NON È DIFFICILE accorgersi che la profonda crisi in cui si dibatte, oggi, l’Onu, dipende in gran parte dalla contraddizione originaria inscritta nella sua Carta istitutiva. Che, dopo aver solennemente proclamato, all’articolo 2, il principio della «sovrana eguaglianza» fra tutti gli Stati, lo smentisce riconoscendo ai cinque membri permanenti del Consiglio di sicurezza il potere di veto. Anche istituzioni create successivamente, come la Corte penale internazionale, soffrono di una grave deficit di credibilità se – come oggi accade – i potenti del mondo rifiutano di riconoscerne l’autorità, le boicottano e le strumentalizzano ai propri fini.

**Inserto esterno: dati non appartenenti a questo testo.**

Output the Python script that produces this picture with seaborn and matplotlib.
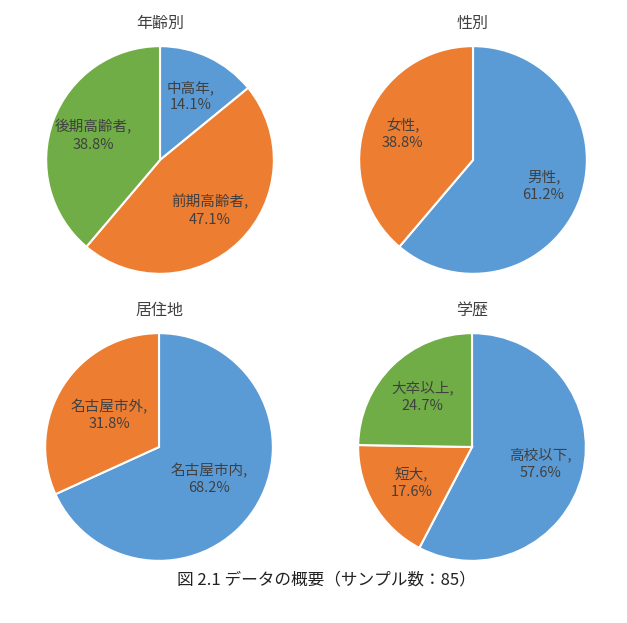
import matplotlib
matplotlib.use("Agg")
import matplotlib.pyplot as plt
import seaborn as sns

sns.set_theme(style="white")
plt.rcParams['font.family'] = ['Noto Sans CJK JP', 'DejaVu Sans']

# データ
age_labels = ["中高年", "前期高齢者", "後期高齢者"]
age_values = [14.1, 47.1, 38.8]
sex_labels = ["男性", "女性"]
sex_values = [61.2, 38.8]
home_labels = ["名古屋市内", "名古屋市外"]
home_values = [68.2, 31.8]
edu_labels = ["高校以下", "短大", "大卒以上"]
edu_values = [57.6, 17.6, 24.7]

titles = ["年齢別", "性別", "居住地", "学歴"]
caption = "図 2.1 データの概要（サンプル数：85）"

colors = ["#5B9BD5", "#ED7D31", "#70AD47"]

fig = plt.figure(figsize=(6.27, 6.23), dpi=100)

# 各円グラフの位置 (figure座標)
boxes = [
    [0.0718, 0.5586, 0.3668, 0.3692],
    [0.5710, 0.5586, 0.3668, 0.3692],
    [0.0702, 0.0979, 0.3668, 0.3692],
    [0.5694, 0.0979, 0.3668, 0.3692],
]
dists = [0.62, 0.66, 0.52, 0.62]

data = [(age_labels, age_values), (sex_labels, sex_values),
        (home_labels, home_values), (edu_labels, edu_values)]

for box, title, dist, (labels, values) in zip(boxes, titles, dists, data):
    ax = fig.add_axes(box)
    texts = [f"{lab},\n{v:.1f}%" for lab, v in zip(labels, values)]
    wedges, txts = ax.pie(
        values,
        labels=texts,
        colors=colors[:len(values)],
        startangle=90,
        counterclock=False,
        labeldistance=dist,
        wedgeprops=dict(edgecolor="white", linewidth=1.5),
        textprops=dict(fontsize=10.5, color="#404040", linespacing=1.3),
    )
    for t in txts:
        t.set_horizontalalignment("center")
        t.set_verticalalignment("center")
    ax.set_xlim(-1.01, 1.01)
    ax.set_ylim(-1.01, 1.01)
    ax.set_aspect("equal")
    ax.set_title(title, fontsize=11.5, color="#404040", pad=12)

fig.text(0.52, 1 - 580 / 623, caption, ha="center", va="center",
         fontsize=12, color="#222222")

plt.savefig("out.png", dpi=100)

Eguaglianza, reciprocità, simmetria sono alla base del progetto di costruzione della convivenza pacifica tra i popoli attraverso il diritto. Mi assoggetto a un tribunale internazionale, a patto che la sua giurisdizione sia riconosciuta da tutti. Mi impegno a rispettare le decisioni comuni, purché abbia la possibilità di contribuire democraticamente alla loro formazione. Accetto di disarmarmi, se anche gli altri lo fanno. Rinuncio ad arricchire l’uranio per sviluppare la Bomba, se anche le potenze nucleari si impegnano a ridurre e, in prospettiva, a svuotare i propri arsenali. È, in fondo, la logica hobbesiana dell’uscita dallo stato di natura, concepibile solo in condizioni di reciprocità. Se continueremo bellamente a ignorarla, il nobile binomio di pace e giustizia resterà senza senso.